Example: Theano + PyCUDA

import numpy, theano
import theano.misc.pycuda_init
from pycuda.compiler import SourceModule
import theano.sandbox.cuda as cuda

class PyCUDADoubleOp(theano.Op):

    __props__ = ()

    def make_node(self, inp):
        inp = cuda.basic_ops.gpu_contiguous(
           cuda.basic_ops.as_cuda_ndarray_variable(inp))
        assert inp.dtype == "float32"
        return theano.Apply(self, [inp], [inp.type()])
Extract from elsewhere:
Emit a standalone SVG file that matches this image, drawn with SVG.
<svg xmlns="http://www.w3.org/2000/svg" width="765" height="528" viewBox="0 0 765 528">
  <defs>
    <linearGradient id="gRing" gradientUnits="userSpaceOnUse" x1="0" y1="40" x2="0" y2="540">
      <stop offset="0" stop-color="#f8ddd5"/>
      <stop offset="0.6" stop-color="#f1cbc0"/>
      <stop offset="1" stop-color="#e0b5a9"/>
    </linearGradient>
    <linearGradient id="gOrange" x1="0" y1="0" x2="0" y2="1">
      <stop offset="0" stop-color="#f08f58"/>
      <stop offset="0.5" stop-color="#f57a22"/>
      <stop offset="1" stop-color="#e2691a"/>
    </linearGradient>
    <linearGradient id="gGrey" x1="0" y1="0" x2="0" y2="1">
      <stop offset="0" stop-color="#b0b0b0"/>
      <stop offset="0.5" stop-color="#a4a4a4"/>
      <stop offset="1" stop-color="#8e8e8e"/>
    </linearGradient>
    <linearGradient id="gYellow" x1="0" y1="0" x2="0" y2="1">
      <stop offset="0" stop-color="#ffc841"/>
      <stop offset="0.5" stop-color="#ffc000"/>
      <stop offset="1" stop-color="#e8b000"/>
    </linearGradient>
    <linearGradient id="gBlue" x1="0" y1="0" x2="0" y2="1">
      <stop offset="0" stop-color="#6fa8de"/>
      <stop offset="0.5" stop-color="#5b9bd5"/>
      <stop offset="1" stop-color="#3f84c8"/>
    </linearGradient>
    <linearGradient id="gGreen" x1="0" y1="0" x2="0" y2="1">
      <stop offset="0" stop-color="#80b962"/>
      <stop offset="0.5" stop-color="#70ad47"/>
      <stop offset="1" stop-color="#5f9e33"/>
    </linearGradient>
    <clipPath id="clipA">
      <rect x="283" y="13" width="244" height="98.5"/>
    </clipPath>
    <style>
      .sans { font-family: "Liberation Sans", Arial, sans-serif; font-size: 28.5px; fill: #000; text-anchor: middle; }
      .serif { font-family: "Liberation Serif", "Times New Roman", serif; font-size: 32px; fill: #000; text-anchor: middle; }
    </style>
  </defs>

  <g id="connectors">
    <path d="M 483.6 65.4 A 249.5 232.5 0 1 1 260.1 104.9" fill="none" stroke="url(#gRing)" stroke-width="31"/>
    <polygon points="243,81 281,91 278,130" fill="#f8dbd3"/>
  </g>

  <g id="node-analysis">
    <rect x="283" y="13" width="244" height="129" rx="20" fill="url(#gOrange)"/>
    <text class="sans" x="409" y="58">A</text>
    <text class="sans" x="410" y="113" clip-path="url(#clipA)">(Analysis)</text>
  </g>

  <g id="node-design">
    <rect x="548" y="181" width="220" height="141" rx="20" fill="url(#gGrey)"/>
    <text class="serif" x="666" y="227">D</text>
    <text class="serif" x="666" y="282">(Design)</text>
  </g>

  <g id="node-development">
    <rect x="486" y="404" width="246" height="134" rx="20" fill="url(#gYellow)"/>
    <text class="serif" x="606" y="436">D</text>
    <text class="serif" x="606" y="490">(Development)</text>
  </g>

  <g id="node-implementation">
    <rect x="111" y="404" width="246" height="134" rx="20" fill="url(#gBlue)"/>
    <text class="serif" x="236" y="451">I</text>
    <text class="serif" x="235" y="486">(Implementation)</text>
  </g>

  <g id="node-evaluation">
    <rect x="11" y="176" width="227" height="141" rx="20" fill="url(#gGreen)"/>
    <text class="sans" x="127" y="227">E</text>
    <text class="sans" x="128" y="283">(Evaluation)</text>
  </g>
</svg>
    def make_thunk(self, node, storage_map, _, _2):
        mod = SourceModule("""
    __global__ void my_fct(float * i0, float * o0, int size) {
    int i = blockIdx.x*blockDim.x + threadIdx.x;
    if(i<size){
        o0[i] = i0[i]*2;
    }
  }""")
        pycuda_fct = mod.get_function("my_fct")
        inputs = [storage_map[v] for v in node.inputs]
        outputs = [storage_map[v] for v in node.outputs]

        def thunk():
            z = outputs[0]
            if z[0] is None or z[0].shape != inputs[0][0].shape:
                z[0] = cuda.CudaNdarray.zeros(inputs[0][0].shape)
            grid = (int(numpy.ceil(inputs[0][0].size / 512.)), 1)
            pycuda_fct(inputs[0][0], z[0], numpy.intc(inputs[0][0].size),
                       block=(512, 1, 1), grid=grid)
        return thunk

Use this code to test it:

>>> x = theano.tensor.fmatrix()
>>> f = theano.function([x], PyCUDADoubleOp()(x))  
>>> xv = numpy.ones((4, 5), dtype="float32")
>>> assert numpy.allclose(f(xv), xv*2)  
>>> print(numpy.asarray(f(xv)))  

Exercise

Run the preceding example.

Modify and execute to multiply two matrices: x * y.
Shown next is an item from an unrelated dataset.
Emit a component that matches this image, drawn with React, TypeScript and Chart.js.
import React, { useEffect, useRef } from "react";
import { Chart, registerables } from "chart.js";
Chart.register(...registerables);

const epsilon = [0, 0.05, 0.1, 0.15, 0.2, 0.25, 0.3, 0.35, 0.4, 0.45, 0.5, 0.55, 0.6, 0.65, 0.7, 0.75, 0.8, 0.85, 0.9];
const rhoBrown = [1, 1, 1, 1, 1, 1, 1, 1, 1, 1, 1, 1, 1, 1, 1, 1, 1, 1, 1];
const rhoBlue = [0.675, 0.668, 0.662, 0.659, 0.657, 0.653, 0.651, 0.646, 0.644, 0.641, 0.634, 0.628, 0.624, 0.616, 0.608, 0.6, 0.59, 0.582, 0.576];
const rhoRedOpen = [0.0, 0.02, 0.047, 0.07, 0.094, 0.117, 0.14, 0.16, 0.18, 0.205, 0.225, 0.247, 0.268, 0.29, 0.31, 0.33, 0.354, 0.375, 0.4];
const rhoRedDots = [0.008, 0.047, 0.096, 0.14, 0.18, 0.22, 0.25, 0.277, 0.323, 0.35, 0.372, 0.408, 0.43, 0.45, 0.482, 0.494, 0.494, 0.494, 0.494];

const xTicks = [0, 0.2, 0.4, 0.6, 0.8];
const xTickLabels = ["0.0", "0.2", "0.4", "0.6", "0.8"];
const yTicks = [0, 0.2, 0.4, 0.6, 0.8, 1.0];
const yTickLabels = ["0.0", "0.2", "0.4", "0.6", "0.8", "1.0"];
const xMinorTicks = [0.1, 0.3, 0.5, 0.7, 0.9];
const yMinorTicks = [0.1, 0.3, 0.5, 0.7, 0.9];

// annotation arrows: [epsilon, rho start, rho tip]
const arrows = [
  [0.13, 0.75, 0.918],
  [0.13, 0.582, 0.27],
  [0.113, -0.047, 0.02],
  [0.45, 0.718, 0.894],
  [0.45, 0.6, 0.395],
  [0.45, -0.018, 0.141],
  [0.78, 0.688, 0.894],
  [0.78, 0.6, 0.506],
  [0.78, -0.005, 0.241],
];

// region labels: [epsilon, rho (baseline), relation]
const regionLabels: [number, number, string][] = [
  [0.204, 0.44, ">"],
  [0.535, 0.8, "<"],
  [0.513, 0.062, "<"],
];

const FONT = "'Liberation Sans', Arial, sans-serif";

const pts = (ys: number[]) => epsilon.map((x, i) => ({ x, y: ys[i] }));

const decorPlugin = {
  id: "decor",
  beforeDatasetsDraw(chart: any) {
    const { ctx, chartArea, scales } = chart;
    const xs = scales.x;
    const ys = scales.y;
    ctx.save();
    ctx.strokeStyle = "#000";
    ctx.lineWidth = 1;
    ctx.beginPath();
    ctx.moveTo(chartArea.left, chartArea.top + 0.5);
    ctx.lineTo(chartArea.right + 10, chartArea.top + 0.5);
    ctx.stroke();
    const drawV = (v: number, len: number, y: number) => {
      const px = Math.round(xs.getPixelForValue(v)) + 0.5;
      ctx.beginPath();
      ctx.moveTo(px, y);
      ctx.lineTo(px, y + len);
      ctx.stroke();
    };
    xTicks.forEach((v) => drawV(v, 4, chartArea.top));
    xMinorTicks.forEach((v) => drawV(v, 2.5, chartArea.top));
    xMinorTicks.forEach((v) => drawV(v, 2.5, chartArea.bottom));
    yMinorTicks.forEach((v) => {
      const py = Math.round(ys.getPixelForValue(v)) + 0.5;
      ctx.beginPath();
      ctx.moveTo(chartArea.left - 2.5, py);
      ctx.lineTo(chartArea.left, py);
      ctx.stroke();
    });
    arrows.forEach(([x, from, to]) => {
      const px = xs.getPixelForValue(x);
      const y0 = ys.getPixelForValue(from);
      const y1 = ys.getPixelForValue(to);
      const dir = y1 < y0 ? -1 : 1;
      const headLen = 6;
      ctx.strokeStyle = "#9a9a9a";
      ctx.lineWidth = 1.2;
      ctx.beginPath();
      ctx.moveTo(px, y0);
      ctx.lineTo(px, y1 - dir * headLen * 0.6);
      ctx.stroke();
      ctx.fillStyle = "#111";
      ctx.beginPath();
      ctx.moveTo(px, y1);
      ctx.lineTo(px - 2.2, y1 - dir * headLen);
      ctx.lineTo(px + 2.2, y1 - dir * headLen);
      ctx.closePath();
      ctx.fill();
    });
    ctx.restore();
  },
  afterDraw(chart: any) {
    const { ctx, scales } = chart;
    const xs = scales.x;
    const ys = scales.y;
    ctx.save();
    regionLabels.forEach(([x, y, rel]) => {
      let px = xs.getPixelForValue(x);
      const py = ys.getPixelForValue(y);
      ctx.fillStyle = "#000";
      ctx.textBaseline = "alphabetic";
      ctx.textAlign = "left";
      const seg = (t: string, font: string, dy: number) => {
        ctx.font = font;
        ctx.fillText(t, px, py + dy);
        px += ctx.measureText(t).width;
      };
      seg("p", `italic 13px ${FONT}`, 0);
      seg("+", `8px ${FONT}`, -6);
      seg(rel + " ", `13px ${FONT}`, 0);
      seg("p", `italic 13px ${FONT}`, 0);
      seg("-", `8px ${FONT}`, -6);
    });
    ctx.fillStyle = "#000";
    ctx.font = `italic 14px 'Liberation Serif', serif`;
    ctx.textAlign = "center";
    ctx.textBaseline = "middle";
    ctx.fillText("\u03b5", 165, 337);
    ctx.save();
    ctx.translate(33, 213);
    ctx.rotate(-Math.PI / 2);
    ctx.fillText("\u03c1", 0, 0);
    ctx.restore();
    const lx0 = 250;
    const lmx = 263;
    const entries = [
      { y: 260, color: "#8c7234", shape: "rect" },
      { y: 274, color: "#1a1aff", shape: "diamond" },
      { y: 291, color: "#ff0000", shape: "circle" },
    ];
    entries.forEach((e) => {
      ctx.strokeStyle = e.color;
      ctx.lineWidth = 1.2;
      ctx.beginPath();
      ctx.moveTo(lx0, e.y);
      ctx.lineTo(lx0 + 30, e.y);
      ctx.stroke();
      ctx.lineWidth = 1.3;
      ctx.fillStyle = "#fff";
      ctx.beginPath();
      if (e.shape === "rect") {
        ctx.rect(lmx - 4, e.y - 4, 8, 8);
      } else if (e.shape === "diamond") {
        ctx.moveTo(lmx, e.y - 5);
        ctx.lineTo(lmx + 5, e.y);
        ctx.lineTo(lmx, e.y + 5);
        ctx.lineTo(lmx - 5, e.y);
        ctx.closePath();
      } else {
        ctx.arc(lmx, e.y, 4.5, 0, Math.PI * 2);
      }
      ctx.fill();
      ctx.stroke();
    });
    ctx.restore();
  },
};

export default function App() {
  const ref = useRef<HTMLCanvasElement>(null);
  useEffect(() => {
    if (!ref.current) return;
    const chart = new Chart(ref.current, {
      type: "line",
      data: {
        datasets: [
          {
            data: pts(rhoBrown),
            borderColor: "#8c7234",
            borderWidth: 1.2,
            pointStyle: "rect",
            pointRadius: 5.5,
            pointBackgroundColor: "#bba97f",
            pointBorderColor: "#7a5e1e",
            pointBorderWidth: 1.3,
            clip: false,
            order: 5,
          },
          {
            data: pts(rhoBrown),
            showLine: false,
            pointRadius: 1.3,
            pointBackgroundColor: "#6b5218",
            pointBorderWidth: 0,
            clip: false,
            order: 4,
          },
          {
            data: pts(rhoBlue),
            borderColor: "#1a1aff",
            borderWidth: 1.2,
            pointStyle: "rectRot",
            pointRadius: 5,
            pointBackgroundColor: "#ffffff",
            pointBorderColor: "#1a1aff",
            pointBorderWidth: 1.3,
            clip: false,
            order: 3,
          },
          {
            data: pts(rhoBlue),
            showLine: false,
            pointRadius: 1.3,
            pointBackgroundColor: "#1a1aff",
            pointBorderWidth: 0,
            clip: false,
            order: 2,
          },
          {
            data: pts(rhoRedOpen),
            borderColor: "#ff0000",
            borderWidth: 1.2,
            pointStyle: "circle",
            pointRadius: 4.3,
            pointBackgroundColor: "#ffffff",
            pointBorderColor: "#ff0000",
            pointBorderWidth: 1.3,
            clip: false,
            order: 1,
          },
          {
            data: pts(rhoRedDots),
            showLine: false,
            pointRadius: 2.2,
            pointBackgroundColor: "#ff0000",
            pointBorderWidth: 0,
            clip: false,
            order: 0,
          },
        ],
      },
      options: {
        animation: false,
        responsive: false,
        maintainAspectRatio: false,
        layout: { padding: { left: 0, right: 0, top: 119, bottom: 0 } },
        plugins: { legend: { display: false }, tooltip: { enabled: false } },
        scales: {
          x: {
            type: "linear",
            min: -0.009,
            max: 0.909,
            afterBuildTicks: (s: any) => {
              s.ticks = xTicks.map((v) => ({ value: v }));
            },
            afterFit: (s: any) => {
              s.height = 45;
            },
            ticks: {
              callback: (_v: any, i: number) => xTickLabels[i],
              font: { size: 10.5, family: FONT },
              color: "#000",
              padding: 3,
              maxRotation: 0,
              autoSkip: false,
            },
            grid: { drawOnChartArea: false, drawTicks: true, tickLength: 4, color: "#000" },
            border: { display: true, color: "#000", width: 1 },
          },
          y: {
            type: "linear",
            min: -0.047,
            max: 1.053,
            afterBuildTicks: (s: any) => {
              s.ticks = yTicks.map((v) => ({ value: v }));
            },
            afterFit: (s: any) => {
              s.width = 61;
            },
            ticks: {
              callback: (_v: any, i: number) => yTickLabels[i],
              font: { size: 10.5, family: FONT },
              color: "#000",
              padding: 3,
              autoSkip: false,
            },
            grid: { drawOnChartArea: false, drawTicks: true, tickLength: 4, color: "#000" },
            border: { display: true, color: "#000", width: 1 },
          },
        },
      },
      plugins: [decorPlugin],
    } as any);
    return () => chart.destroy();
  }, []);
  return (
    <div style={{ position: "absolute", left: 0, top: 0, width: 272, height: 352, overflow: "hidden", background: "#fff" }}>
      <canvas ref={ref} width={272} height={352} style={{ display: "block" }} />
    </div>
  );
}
Modify and execute to return two outputs: x + y and x - y.

(Notice that Theano’s current elemwise fusion optimization is only applicable to computations involving a single output. Hence, to gain efficiency over the basic solution that is asked here, the two operations would have to be jointly optimized explicitly in the code.)

Modify and execute to support stride (i.e. to avoid constraining the input to be C-contiguous).

Note

  • See Other Implementations to know how to handle random numbers on the GPU.
  • The mode FAST_COMPILE disables C code, so also disables the GPU. You can use the Theano flag optimizer=’fast_compile’ to speed up compilation and keep the GPU.